Rows from a dataset of charts and code —
>>>
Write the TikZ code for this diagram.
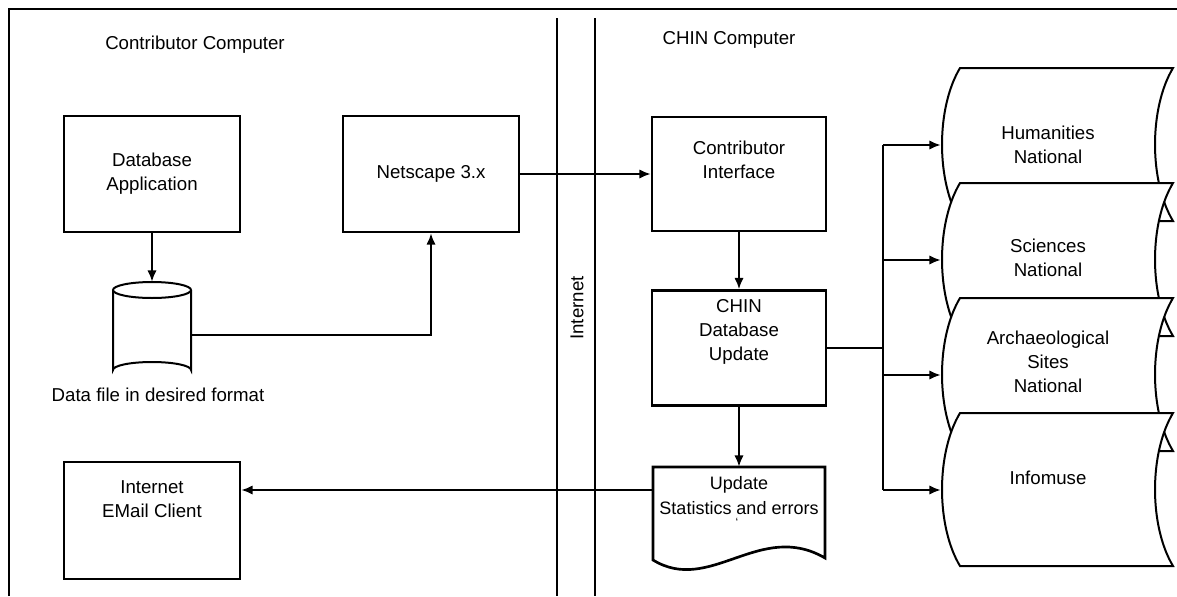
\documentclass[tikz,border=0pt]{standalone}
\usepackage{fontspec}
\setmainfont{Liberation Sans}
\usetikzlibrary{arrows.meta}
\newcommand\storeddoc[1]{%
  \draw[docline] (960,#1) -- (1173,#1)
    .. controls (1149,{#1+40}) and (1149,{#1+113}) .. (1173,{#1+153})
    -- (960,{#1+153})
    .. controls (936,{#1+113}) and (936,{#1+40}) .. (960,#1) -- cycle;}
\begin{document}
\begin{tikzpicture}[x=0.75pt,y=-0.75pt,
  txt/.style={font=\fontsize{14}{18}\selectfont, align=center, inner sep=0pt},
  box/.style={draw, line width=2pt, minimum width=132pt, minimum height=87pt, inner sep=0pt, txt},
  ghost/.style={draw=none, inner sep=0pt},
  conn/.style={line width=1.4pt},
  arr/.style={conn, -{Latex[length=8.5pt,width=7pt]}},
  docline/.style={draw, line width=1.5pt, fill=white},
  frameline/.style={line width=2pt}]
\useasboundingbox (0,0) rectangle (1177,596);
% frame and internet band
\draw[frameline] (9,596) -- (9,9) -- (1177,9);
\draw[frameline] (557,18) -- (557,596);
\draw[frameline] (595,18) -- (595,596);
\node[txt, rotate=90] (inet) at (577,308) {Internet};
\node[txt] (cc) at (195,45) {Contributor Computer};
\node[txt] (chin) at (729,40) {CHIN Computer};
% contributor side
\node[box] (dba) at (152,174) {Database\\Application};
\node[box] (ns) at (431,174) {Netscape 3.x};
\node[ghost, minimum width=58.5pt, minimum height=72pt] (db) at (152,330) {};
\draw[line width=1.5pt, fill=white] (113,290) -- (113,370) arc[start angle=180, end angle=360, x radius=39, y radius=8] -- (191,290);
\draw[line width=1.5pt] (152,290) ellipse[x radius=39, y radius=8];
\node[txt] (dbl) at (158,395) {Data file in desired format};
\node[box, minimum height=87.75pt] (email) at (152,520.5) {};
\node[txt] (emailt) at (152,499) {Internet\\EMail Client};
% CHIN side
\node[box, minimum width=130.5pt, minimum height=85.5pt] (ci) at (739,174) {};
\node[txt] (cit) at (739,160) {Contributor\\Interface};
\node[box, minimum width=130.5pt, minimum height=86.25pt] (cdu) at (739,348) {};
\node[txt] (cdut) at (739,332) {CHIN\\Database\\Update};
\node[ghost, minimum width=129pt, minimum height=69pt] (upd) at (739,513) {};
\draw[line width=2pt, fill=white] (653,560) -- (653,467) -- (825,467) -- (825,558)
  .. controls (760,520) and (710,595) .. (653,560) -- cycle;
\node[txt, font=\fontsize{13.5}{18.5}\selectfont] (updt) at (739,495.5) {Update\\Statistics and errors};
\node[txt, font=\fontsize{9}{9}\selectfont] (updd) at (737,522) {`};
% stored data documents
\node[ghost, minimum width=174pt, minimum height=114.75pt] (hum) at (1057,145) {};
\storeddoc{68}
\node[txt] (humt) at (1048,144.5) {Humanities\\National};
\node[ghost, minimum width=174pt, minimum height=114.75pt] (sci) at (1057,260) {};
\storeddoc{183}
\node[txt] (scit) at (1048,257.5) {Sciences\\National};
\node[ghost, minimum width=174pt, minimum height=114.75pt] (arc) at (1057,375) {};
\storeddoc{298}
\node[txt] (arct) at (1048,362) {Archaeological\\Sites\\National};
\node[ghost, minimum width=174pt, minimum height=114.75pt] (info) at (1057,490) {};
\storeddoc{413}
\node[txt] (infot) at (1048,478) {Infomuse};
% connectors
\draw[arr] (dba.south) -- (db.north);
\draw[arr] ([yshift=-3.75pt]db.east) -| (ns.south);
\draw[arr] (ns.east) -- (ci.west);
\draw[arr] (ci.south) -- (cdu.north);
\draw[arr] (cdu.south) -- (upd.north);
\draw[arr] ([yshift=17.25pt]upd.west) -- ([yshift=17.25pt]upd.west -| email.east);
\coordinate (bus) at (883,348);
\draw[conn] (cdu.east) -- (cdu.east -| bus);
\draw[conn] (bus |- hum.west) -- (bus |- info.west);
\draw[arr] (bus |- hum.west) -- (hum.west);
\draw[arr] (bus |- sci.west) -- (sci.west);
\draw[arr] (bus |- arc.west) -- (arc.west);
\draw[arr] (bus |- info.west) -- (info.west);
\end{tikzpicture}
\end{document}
<<<
>>>
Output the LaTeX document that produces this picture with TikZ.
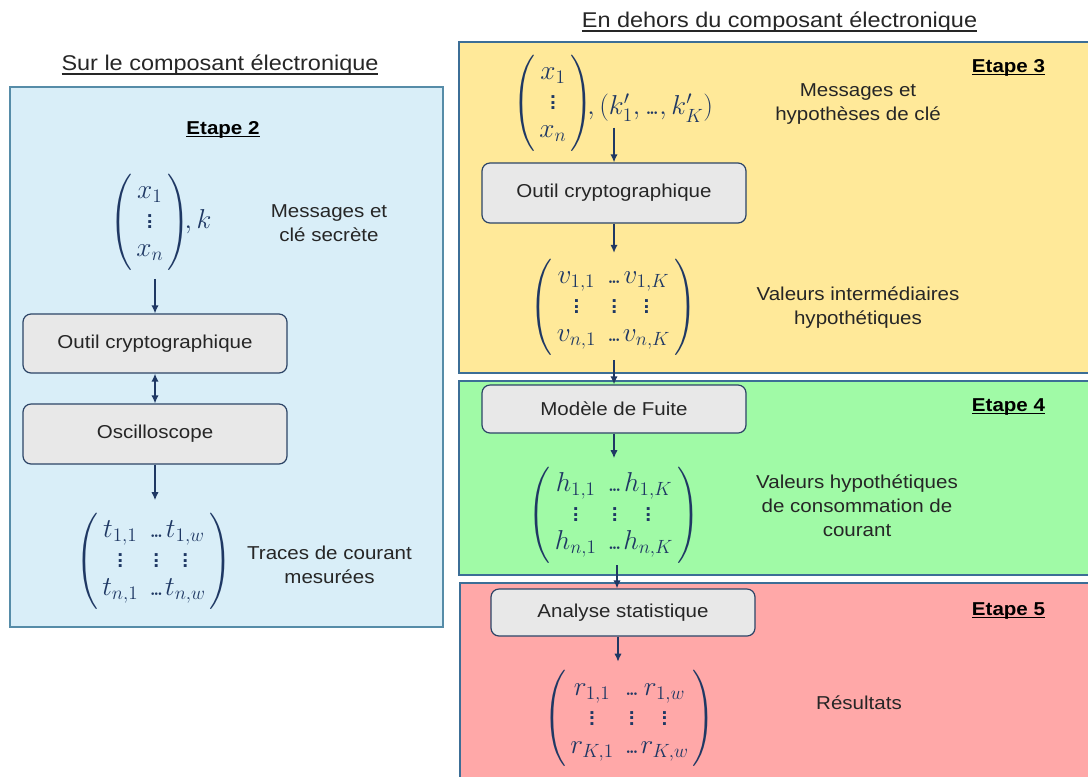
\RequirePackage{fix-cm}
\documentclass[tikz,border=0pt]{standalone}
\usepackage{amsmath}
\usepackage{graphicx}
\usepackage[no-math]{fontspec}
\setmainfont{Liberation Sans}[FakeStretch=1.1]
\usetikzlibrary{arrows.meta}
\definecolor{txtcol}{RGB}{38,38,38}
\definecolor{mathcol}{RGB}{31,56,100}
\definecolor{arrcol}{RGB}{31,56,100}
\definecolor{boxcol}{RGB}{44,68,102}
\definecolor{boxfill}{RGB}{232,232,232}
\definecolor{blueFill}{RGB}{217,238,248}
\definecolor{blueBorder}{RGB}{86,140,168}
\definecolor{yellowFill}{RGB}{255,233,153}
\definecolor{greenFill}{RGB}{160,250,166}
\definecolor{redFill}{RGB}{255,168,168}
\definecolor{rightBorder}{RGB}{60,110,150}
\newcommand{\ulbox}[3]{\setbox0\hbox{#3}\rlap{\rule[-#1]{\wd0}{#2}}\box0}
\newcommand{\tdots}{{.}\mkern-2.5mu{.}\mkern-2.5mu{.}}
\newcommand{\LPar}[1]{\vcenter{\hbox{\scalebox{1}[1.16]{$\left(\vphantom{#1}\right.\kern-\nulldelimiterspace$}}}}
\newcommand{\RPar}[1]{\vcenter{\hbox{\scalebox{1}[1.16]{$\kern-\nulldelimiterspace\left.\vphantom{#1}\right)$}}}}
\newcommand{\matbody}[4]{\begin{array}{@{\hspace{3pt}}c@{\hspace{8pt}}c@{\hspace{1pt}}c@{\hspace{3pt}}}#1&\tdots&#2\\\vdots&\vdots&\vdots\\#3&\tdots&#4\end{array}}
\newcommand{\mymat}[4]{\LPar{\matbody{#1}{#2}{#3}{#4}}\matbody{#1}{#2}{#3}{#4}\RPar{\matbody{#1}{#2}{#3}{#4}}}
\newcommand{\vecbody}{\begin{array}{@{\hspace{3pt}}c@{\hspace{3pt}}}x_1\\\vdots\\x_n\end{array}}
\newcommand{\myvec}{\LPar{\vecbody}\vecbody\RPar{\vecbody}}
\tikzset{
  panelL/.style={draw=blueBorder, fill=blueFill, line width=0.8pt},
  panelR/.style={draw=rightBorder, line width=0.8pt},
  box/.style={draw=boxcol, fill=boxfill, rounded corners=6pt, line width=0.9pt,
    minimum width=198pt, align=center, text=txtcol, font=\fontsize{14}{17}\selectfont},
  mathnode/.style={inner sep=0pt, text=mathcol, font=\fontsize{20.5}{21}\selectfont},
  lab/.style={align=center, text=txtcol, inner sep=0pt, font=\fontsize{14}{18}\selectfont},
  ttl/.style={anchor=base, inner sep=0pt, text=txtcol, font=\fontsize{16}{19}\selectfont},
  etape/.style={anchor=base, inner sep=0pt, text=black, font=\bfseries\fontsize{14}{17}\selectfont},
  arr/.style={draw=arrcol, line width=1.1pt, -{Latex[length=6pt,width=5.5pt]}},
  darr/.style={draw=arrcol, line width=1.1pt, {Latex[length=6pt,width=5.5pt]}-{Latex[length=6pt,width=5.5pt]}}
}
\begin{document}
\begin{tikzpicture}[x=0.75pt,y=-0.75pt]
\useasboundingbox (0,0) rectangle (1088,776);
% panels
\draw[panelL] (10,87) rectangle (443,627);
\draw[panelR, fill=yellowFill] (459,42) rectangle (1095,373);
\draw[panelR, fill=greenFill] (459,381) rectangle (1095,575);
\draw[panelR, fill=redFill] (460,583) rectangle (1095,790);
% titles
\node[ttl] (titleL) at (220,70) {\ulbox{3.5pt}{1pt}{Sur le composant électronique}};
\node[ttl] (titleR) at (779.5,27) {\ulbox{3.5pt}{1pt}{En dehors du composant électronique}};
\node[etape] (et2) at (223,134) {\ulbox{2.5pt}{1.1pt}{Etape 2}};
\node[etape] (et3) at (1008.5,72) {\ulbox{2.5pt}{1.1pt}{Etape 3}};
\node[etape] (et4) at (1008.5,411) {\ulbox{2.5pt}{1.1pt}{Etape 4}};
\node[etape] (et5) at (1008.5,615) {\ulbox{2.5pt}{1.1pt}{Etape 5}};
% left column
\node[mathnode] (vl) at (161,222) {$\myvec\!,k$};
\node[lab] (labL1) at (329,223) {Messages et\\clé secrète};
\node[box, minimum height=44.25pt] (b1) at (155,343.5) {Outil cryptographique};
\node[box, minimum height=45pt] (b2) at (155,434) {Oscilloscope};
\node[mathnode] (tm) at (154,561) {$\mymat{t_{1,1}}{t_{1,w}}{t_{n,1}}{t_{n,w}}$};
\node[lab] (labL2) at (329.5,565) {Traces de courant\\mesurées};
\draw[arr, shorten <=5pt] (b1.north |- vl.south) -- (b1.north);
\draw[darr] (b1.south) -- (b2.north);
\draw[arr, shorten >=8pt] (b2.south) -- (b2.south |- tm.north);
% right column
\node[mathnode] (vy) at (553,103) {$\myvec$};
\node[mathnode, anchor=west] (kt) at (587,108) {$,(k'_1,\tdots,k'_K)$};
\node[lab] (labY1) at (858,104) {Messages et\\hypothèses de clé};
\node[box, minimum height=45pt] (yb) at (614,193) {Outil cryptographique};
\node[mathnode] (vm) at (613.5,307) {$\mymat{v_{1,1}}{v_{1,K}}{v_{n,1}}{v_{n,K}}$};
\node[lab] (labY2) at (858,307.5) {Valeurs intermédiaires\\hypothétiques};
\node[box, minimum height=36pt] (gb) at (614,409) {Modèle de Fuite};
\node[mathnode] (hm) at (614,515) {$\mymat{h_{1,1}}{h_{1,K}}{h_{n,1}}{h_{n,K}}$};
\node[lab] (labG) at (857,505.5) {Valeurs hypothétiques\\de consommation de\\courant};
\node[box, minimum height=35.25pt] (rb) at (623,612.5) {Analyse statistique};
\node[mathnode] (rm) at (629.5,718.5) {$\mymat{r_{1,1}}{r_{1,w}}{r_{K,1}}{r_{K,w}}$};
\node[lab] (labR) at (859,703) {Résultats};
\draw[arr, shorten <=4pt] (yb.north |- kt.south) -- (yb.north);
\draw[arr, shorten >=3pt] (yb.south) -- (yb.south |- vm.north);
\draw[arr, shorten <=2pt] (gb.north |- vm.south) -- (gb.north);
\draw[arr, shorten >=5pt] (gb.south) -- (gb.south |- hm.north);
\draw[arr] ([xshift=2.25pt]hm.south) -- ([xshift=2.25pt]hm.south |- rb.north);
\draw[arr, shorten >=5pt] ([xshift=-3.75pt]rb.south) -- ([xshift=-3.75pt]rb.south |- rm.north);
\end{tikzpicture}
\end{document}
<<<
DIRECTIVE — Report how many lines in the data include the word "this", and give nothing but the count.

CORRECT RESPONSE — 2